What Global Recovery Costs — and What It Saves
Most global services use contingency-based fee structures: 5-25% of what they recover, depending on jurisdiction, debt size, and complexity. No recovery, no fee. Legal proceedings in some jurisdictions may require upfront court fees and local legal costs.
The calculation: pursuing a €200,000 debt through a global service on 15% contingency costs you €30,000 if recovered. Not pursuing it — because the jurisdictional complexity seems too daunting — costs you €200,000. The service fee is never the question. The question is whether you act while the debt is still recoverable.
Frequently Asked Questions
Can one service handle debts in any country?
Credible global services cover 100-190+ countries through their network of local partners.
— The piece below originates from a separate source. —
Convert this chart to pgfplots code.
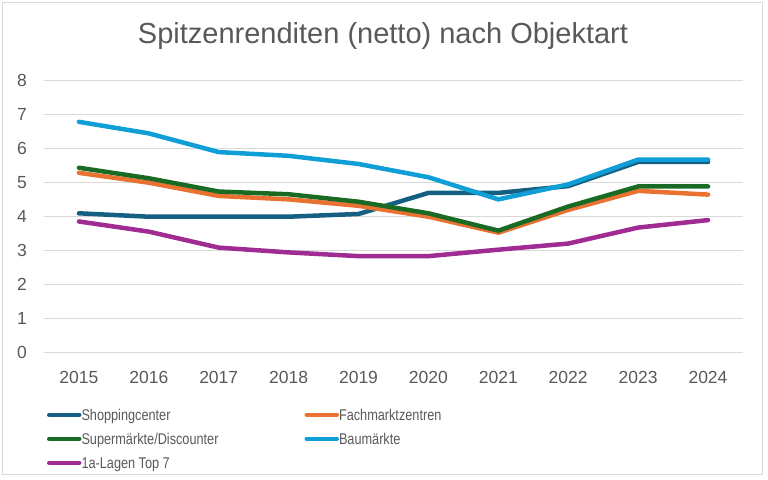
\documentclass[border=0pt]{standalone}
\usepackage{fontspec}
\setmainfont{Liberation Sans}
\usepackage{graphicx}
\usepackage{pgfplots}
\pgfplotsset{compat=1.18}
\usepackage{pgfplotstable}
\definecolor{cShop}{HTML}{156082}
\definecolor{cFach}{HTML}{E97132}
\definecolor{cSuper}{HTML}{196B24}
\definecolor{cBau}{HTML}{0F9ED5}
\definecolor{cLage}{HTML}{A02B93}
\definecolor{txtgray}{HTML}{595959}
\definecolor{gridgray}{HTML}{D9D9D9}
\newcommand{\nar}[1]{\scalebox{0.82}[1]{#1}}
\pgfplotstableread{
year shop fach super bau lage
2015 4.10 5.29 5.44 6.79 3.86
2016 4.00 5.00 5.13 6.45 3.56
2017 4.00 4.61 4.74 5.90 3.09
2018 4.00 4.51 4.66 5.79 2.95
2019 4.08 4.32 4.44 5.55 2.84
2020 4.70 4.00 4.10 5.16 2.84
2021 4.70 3.53 3.59 4.51 3.03
2022 4.90 4.20 4.30 4.95 3.21
2023 5.61 4.76 4.89 5.68 3.68
2024 5.61 4.65 4.89 5.68 3.90
}\datatable
\begin{document}
\begin{tikzpicture}
\path[use as bounding box] (0pt,0pt) rectangle (768pt,479pt);
\draw[gridgray, line width=1pt] (2.5pt,4pt) rectangle (762pt,476.5pt);
\node[text=txtgray, font=\fontsize{29}{32}\selectfont] at (383pt,443pt) {Spitzenrenditen (netto) nach Objektart};
\begin{axis}[
  at={(44pt,126.3pt)}, anchor=south west,
  scale only axis, width=699pt, height=272pt,
  xmin=2014.5, xmax=2024.5, ymin=0, ymax=8,
  xtick={2015,...,2024}, ytick={0,...,8},
  axis line style={draw=none}, tick style={draw=none},
  ymajorgrids, grid style={gridgray, line width=1.5pt},
  /pgf/number format/assume math mode=true,
  /pgf/number format/1000 sep={},
  ticklabel style={font=\fontsize{17.5}{20}\selectfont, text=txtgray, inner sep=0pt},
  xticklabel style={anchor=north, yshift=-18pt},
  yticklabel style={anchor=east, xshift=-17pt},
  legend columns=2,
  legend style={draw=none, fill=none, inner sep=0pt, outer sep=0pt,
    at={(axis description cs:0,0)}, anchor=north west, xshift=3pt, yshift=-56.8pt,
    row sep=10pt, column sep=0pt, text=txtgray,
    font=\fontsize{15.5}{18}\selectfont,
    nodes={inner sep=0pt, outer sep=0pt, text height=11.1pt, text depth=2.9pt}},
  legend cell align=left,
  legend image code/.code={\draw[#1, line width=4.5pt] (0pt,1.6pt) -- (30pt,1.6pt);},
  every axis plot/.append style={line width=4.5pt, line join=round, line cap=round},
]
\addplot[cShop] table[x=year,y=shop] {\datatable};
\addplot[cFach] table[x=year,y=fach] {\datatable};
\addplot[cSuper] table[x=year,y=super] {\datatable};
\addplot[cBau] table[x=year,y=bau] {\datatable};
\addplot[cLage] table[x=year,y=lage] {\datatable};
\legend{\makebox[223pt][l]{\nar{Shoppingcenter}}, \nar{Fachmarktzentren}, \makebox[223pt][l]{\nar{Superm\"arkte/Discounter}}, \nar{Baum\"arkte}, \nar{1a-Lagen Top 7}}
\end{axis}
\end{tikzpicture}
\end{document}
The key is whether those partners are genuinely local — licensed in the jurisdiction, speaking the language, practicing in local courts. Ask for specifics: "Who handles cases in [country]? Are they locally licensed?" A network that's broad but shallow won't recover debts in jurisdictions that require deep local expertise.
Is it better to use a global service or hire a local lawyer directly?
For a single debt in one known jurisdiction, a local lawyer may suffice. For multiple debts across jurisdictions, or when you don't know which jurisdiction applies, a global service provides the coordination, assessment, and network access that a single local lawyer cannot. The global service also provides a single reporting format and point of contact regardless of how many countries are involved.
What documentation do I need for international debt recovery?
The same fundamentals everywhere: contract or purchase order, invoices, proof of delivery or service, payment correspondence, and any acknowledgment of the debt. Some jurisdictions require additional documentation — certified translations, notarised powers of attorney, apostilled documents. A global service tells you exactly what's needed for your specific jurisdiction and guides you through the preparation process.